Thomson calls parental involvement “a good mantra that’s been chanted forever.” But schools can only do so much, he says. “The school has to decide how much of its resources to spend on this goal.”
Buckney agrees that getting parents involved is “a tough nut to crack for high schools.” She hopes that through the new advisory system, teachers will build ongoing relationships with parents, “so the school’s not just calling when Johnny’s done something wrong.”
Buckney says there are other levers, too. When she was a high school principal, she asked students to recruit their parents to chaperone school dances. “If they couldn’t get their parents to sponsor the dance, we didn’t have the dance.”
What was left out?
One of the most common complaints about the draft plan was that it fails to address the needs of disabled or bilingual students. The final plan will describe programs and requirements for these students, Buckney assures.
Billups says high school restructuring needs to include professional development on school culture. “Culture is the way that things get done in a particular building—professional relationships, effective communication between building leadership and the staff,” he says.
“You set a culture where the new ideas are going to have time to grow. Otherwise you get so much resistance that good ideas don’t get a chance. Your reform is less likely to succeed.”
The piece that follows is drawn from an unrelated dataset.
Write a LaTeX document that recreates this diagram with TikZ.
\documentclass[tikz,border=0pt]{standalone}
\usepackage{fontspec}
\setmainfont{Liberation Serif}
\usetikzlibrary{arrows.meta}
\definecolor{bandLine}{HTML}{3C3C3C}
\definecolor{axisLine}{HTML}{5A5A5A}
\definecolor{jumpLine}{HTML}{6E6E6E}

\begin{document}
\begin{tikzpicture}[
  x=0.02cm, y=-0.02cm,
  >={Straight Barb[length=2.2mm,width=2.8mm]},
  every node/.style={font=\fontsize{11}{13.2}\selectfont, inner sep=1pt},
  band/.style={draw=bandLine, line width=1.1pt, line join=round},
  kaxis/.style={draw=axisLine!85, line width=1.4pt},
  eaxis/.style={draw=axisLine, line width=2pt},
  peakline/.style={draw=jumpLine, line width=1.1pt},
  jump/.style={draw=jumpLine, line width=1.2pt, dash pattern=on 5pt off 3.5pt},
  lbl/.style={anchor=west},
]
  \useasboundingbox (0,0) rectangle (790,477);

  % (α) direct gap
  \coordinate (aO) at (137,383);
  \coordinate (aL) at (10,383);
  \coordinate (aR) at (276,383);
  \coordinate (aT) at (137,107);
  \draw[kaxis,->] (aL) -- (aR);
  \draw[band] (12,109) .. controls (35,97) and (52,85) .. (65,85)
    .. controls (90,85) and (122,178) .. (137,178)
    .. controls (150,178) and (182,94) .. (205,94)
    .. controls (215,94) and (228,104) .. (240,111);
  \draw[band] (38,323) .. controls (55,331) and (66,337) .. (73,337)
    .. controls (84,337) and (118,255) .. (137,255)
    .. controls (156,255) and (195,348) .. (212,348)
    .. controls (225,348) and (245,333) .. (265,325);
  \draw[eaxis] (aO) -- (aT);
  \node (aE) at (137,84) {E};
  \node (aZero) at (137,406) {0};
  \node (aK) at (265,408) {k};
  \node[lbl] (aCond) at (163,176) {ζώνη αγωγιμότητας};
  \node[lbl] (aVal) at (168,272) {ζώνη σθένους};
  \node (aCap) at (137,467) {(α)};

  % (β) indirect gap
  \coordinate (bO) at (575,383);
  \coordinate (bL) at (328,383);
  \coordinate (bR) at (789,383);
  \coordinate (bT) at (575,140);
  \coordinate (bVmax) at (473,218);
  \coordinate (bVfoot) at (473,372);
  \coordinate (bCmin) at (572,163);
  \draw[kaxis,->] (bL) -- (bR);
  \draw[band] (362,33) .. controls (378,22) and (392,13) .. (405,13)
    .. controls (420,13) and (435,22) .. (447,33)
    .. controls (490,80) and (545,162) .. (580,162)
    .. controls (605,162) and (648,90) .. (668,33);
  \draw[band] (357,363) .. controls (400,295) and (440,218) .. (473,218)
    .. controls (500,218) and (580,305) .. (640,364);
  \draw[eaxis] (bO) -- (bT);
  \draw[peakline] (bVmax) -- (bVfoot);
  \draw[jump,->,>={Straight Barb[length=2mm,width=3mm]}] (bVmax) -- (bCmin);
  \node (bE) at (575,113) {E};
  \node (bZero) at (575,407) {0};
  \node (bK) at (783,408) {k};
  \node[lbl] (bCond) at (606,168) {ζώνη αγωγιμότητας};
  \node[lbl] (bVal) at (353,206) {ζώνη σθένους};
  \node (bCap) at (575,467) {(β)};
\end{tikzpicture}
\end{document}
Sizer says the draft missed the boat by failing to include smaller student loads for teachers. “You can’t personalize if you don’t know the kids. Coalition schools originally picked 80 as the maximum number of students per teacher. Most of the experience of Coalition schools since that time suggests that number is too big—no more than 50 they think.”
Podkul thinks any redesign plan needs to recognize that “there are schools for whom the ideal is very far away, and those schools need to be given additional help.”
Higher standards and new programs won’t fly in a school with a severe truancy problem, she says. That school would first need funding for counselors or truant officers.
“The assumption seems to be that every school is starting from an even playing field, and that’s not true.”